Keep a Boundary Around Your Fireplace

Firstly, it's important to maintain a proper boundary around your fireplace. Having loose and flammable items around your fireplace could act is tinder or kindling, turning your log cabin into a veritable Log Cabin Lay. Safety screens can be installed on your fireplace to help keep the fire in, and they can also prevent little ones from getting too close to the flames, receiving burns.

Never Leave Your Fire Unattended

As well, you should never leave the room while your fire is still going. Leaving a fire unattended for even a small amount of time could prove a mistake not worth making. Even if you're only walking out of the room for a second, it's easy to get distracted and forget to go back to check on your fire, which could be growing out of control without your watch.

Always Make Sure Your Fire Is Truly Out

You always need to be sure that the fire is truly out before turning your back on it. At the end of the night, it's easy to fall into the trap of simply seeing that no more flames are flickering and going to bed. While this may not lead to a house fire each and every time you do it, it's not good practice, and it greatly increases the risk of a fire occurring when you're asleep.

Always plan ahead and take time before going to bed to ensure that all the embers are smoldered and there is no more heat remaining in your fireplace. If you practice proper fire safety each and every time you utilize your fireplace, you will greatly reduce the risk of your log cabin (or any other residence) catching fire.

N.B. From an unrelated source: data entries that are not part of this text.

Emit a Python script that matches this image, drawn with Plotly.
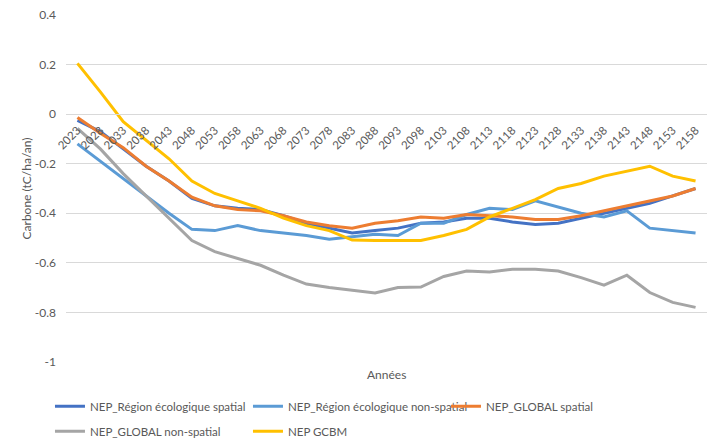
import plotly.graph_objects as go

# années (tous les 5 ans)
annees = [str(a) for a in range(2023, 2159, 5)]

nep_region_spatial = [-0.025, -0.07, -0.14, -0.21, -0.27, -0.34, -0.37, -0.38, -0.385, -0.41,
                      -0.44, -0.46, -0.48, -0.47, -0.46, -0.44, -0.435, -0.42, -0.42, -0.435,
                      -0.445, -0.44, -0.42, -0.40, -0.38, -0.36, -0.33, -0.30]
nep_region_nonspatial = [-0.12, -0.19, -0.26, -0.33, -0.40, -0.465, -0.47, -0.45, -0.47, -0.48,
                         -0.49, -0.505, -0.495, -0.485, -0.49, -0.44, -0.44, -0.405, -0.38, -0.385,
                         -0.35, -0.375, -0.40, -0.415, -0.39, -0.46, -0.47, -0.48]
nep_global_spatial = [-0.013, -0.077, -0.135, -0.21, -0.27, -0.335, -0.37, -0.385, -0.39, -0.41,
                      -0.435, -0.45, -0.46, -0.44, -0.43, -0.415, -0.42, -0.405, -0.41, -0.415,
                      -0.425, -0.425, -0.41, -0.39, -0.37, -0.35, -0.33, -0.30]
nep_global_nonspatial = [-0.057, -0.14, -0.24, -0.33, -0.42, -0.51, -0.555, -0.583, -0.61, -0.65,
                         -0.686, -0.70, -0.71, -0.722, -0.70, -0.698, -0.655, -0.633, -0.637, -0.626,
                         -0.626, -0.633, -0.66, -0.69, -0.65, -0.72, -0.76, -0.78]
nep_gcbm = [0.205, 0.09, -0.03, -0.105, -0.18, -0.27, -0.32, -0.35, -0.38, -0.42,
            -0.45, -0.47, -0.508, -0.51, -0.51, -0.51, -0.49, -0.465, -0.415, -0.38,
            -0.345, -0.30, -0.28, -0.25, -0.23, -0.21, -0.25, -0.27]

y_ticks = [0.4, 0.2, 0, -0.2, -0.4, -0.6, -0.8, -1]
y_labels = ["0.4", "0.2", "0", "-0.2", "-0.4", "-0.6", "-0.8", "-1"]

# (nom, valeurs, couleur, légende)
series = [
    ("NEP_Région écologique spatial", nep_region_spatial, "#4472C4", "legend"),
    ("NEP_Région écologique non-spatial", nep_region_nonspatial, "#5B9BD5", "legend"),
    ("NEP_GLOBAL spatial", nep_global_spatial, "#ED7D31", "legend"),
    ("NEP_GLOBAL non-spatial", nep_global_nonspatial, "#A5A5A5", "legend2"),
    ("NEP GCBM", nep_gcbm, "#FFC000", "legend2"),
]

fig = go.Figure()
for nom, vals, col, leg in series:
    fig.add_trace(go.Scatter(x=annees, y=vals, mode="lines", name=nom, legend=leg,
                             line=dict(color=col, width=3)))

txt = "#595959"
leg_style = dict(orientation="h", x=-0.025, xanchor="left", yanchor="top",
                 entrywidth=153, entrywidthmode="pixels", itemwidth=30,
                 font=dict(size=11.5, color=txt))

ymin, ymax = -1.0005, 0.4005
# la page ajoute 8 px de marge autour de la figure
fig.update_layout(
    width=704, height=432,
    margin=dict(l=58, r=5, t=7, b=78, autoexpand=False),
    paper_bgcolor="white", plot_bgcolor="white",
    font=dict(family="Lato, Open Sans, sans-serif", size=12, color=txt),
    xaxis=dict(type="category", range=[-0.5, len(annees) - 0.5],
               anchor="free", position=-ymin / (ymax - ymin),
               tickangle=-45, showgrid=False, showline=True, linecolor="#D9D9D9",
               ticks="", tickfont=dict(size=11.5, color=txt), ticklabelstandoff=4),
    yaxis=dict(range=[ymin, ymax], tickvals=y_ticks, ticktext=y_labels,
               showgrid=True, gridcolor="#D9D9D9", zeroline=False,
               ticks="", tickfont=dict(size=12, color=txt), ticklabelstandoff=9,
               ticklabeloverflow="allow",
               title=dict(text="Carbone (tC/ha/an)", font=dict(size=12, color=txt), standoff=0)),
    legend=dict(y=-0.086, **leg_style),
    legend2=dict(y=-0.158, **leg_style),
    annotations=[dict(text="Années", x=0.5, y=-0.063, xref="paper", yref="paper",
                      showarrow=False, font=dict(size=12, color=txt))],
)

fig.write_html("out.html")
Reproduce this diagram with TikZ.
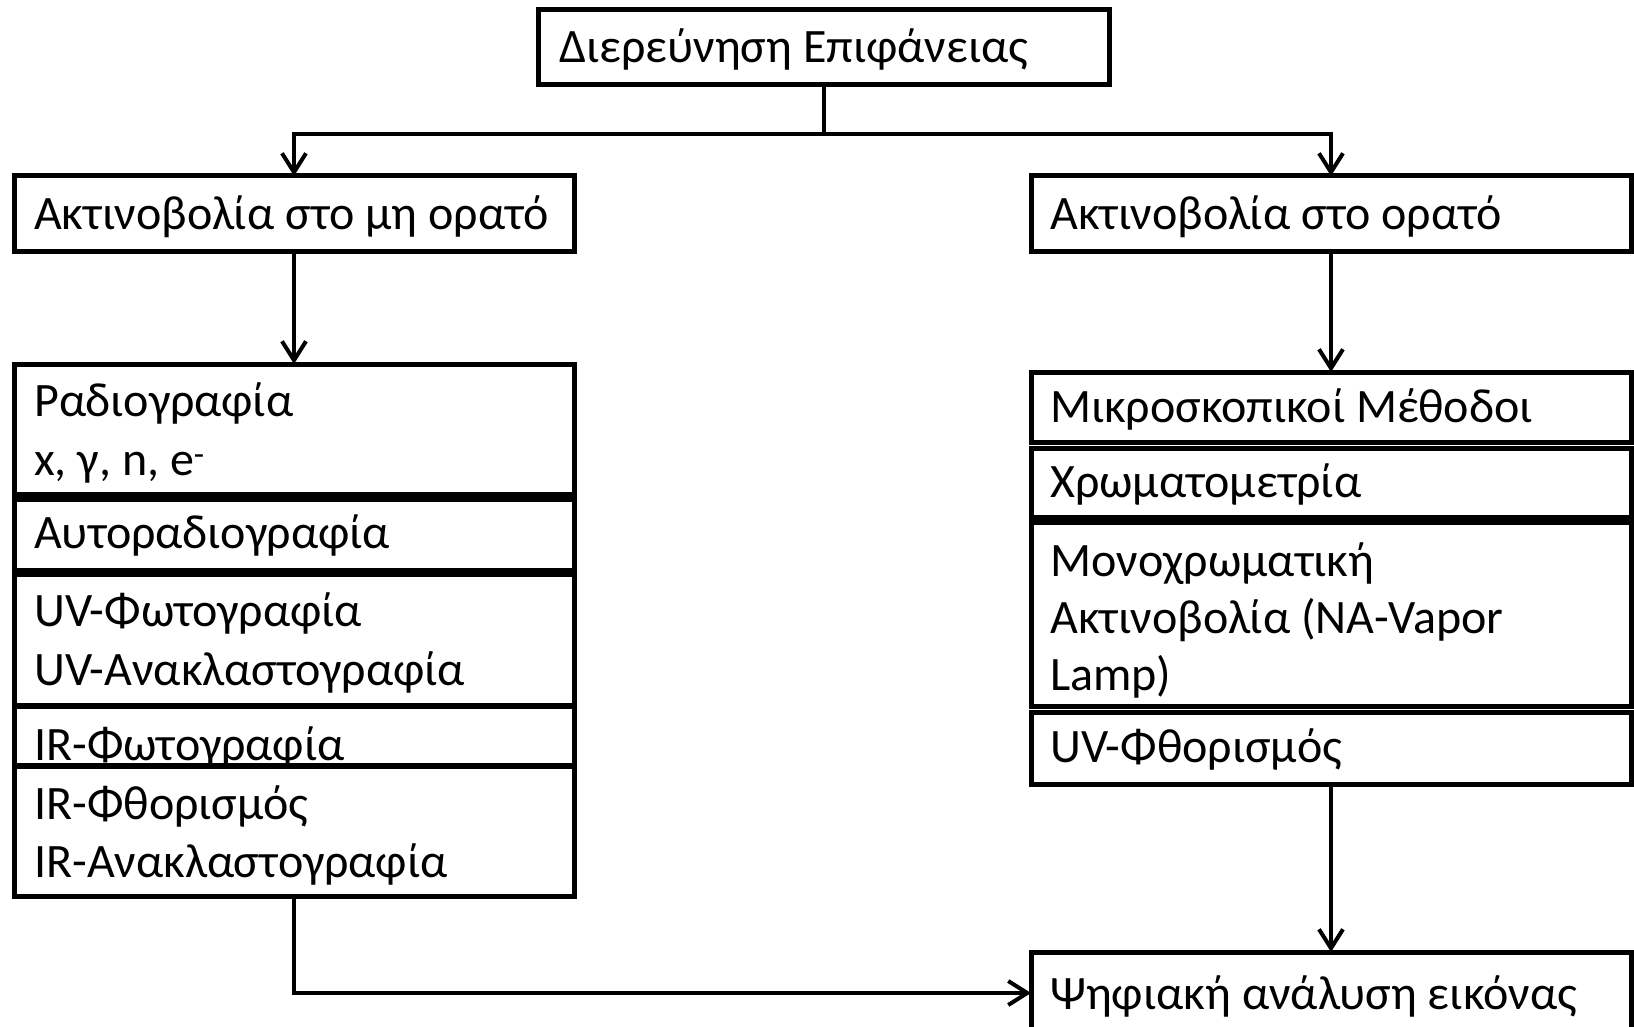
\documentclass[tikz,border=0pt]{standalone}
\usepackage{fontspec}
\setmainfont{Carlito}
\usetikzlibrary{arrows.meta}
\begin{document}
\begin{tikzpicture}[x=1pt,y=-1pt,
  box/.style={draw=black,line width=5pt,fill=white,anchor=north west,inner sep=0pt,outer sep=0pt},
  lbl/.style={anchor=base west,inner sep=0pt,font=\fontsize{48}{58}\selectfont},
  conn/.style={line width=4pt,draw=black},
  arr/.style={conn,-{Straight Barb[length=19pt,width=24pt]}}]
\useasboundingbox (0,0) rectangle (1634,1027);
\clip (0,0) rectangle (1634,1027);
\fill[white] (0,0) rectangle (1634,1027);
% top
\node[box,minimum width=571pt,minimum height=75pt] (top) at (538,10) {};
\node[lbl] (ttop) at (559,63) {Διερεύνηση Επιφάνειας};
% second row
\node[box,minimum width=560pt,minimum height=76pt] (left) at (14,176) {};
\node[lbl] (tleft) at (34,230) {Ακτινοβολία στο μη ορατό};
\node[box,minimum width=600pt,minimum height=76pt] (right) at (1031,176) {};
\node[lbl] (tright) at (1050,230) {Ακτινοβολία στο ορατό};
% left stack
\node[box,minimum width=560pt,minimum height=130pt] (r1) at (14,364) {};
\node[lbl] (tr1a) at (34,416) {Ραδιογραφία};
\node[lbl] (tr1b) at (34,475) {x, γ, n, e\textsuperscript{-}};
\node[box,minimum width=560pt,minimum height=71pt] (r2) at (14,499) {};
\node[lbl] (tr2) at (34,548) {Αυτοραδιογραφία};
\node[box,minimum width=560pt,minimum height=131pt] (r3) at (14,574) {};
\node[lbl] (tr3a) at (34,626) {UV-Φωτογραφία};
\node[lbl] (tr3b) at (34,685) {UV-Ανακλαστογραφία};
\node[box,minimum width=560pt,minimum height=59pt] (r4) at (14,706) {};
\node[lbl] (tr4) at (34,760) {IR-Φωτογραφία};
\node[box,minimum width=560pt,minimum height=130pt] (r5) at (14,766) {};
\node[lbl] (tr5a) at (34,819) {IR-Φθορισμός};
\node[lbl] (tr5b) at (34,877) {IR-Ανακλαστογραφία};
% right stack
\node[box,minimum width=600pt,minimum height=70pt] (m1) at (1031,372) {};
\node[lbl] (tm1) at (1050,422) {Μικροσκοπικοί Μέθοδοι};
\node[box,minimum width=600pt,minimum height=69pt] (m2) at (1031,448) {};
\node[lbl] (tm2) at (1050,497) {Χρωματομετρία};
\node[box,minimum width=600pt,minimum height=184pt] (m3) at (1031,522) {};
\node[lbl] (tm3a) at (1050,576) {Μονοχρωματική};
\node[lbl] (tm3b) at (1050,633) {Ακτινοβολία (NA-Vapor};
\node[lbl] (tm3c) at (1050,690) {Lamp)};
\node[box,minimum width=600pt,minimum height=72pt] (m4) at (1031,712) {};
\node[lbl] (tm4) at (1050,762) {UV-Φθορισμός};
% final
\node[box,minimum width=600pt,minimum height=82pt] (fin) at (1031,952) {};
\node[lbl] (tfin) at (1050,1009) {Ψηφιακή ανάλυση εικόνας};
% connectors
\coordinate (j) at (top.south |- 0,134);
\draw[conn] (top.south) -- (j);
\draw[arr] (j) -| (left.north);
\draw[arr] (j) -| (right.north);
\draw[arr] (left.south) -- (r1.north);
\draw[arr] (right.south) -- (m1.north);
\draw[arr] (m4.south) -- (fin.north);
\draw[arr] (r5.south) |- (fin.west);
\end{tikzpicture}
\end{document}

Keep a Few Working Fire Extinguishers On Hand

Finally, it's important to remember to always keep a few working fire extinguishers available in whatever residence you are currently occupying. This is true whether that residence is a log cabin or a traditional stud-and-drywall home. Be sure that your fire extinguishers are not expired and that they are ready, full, and usable for whenever a fire may break out. The sooner you manage to put a fire out once it starts, the less it will be able to spread and the less damage it will be able to do overall to your home.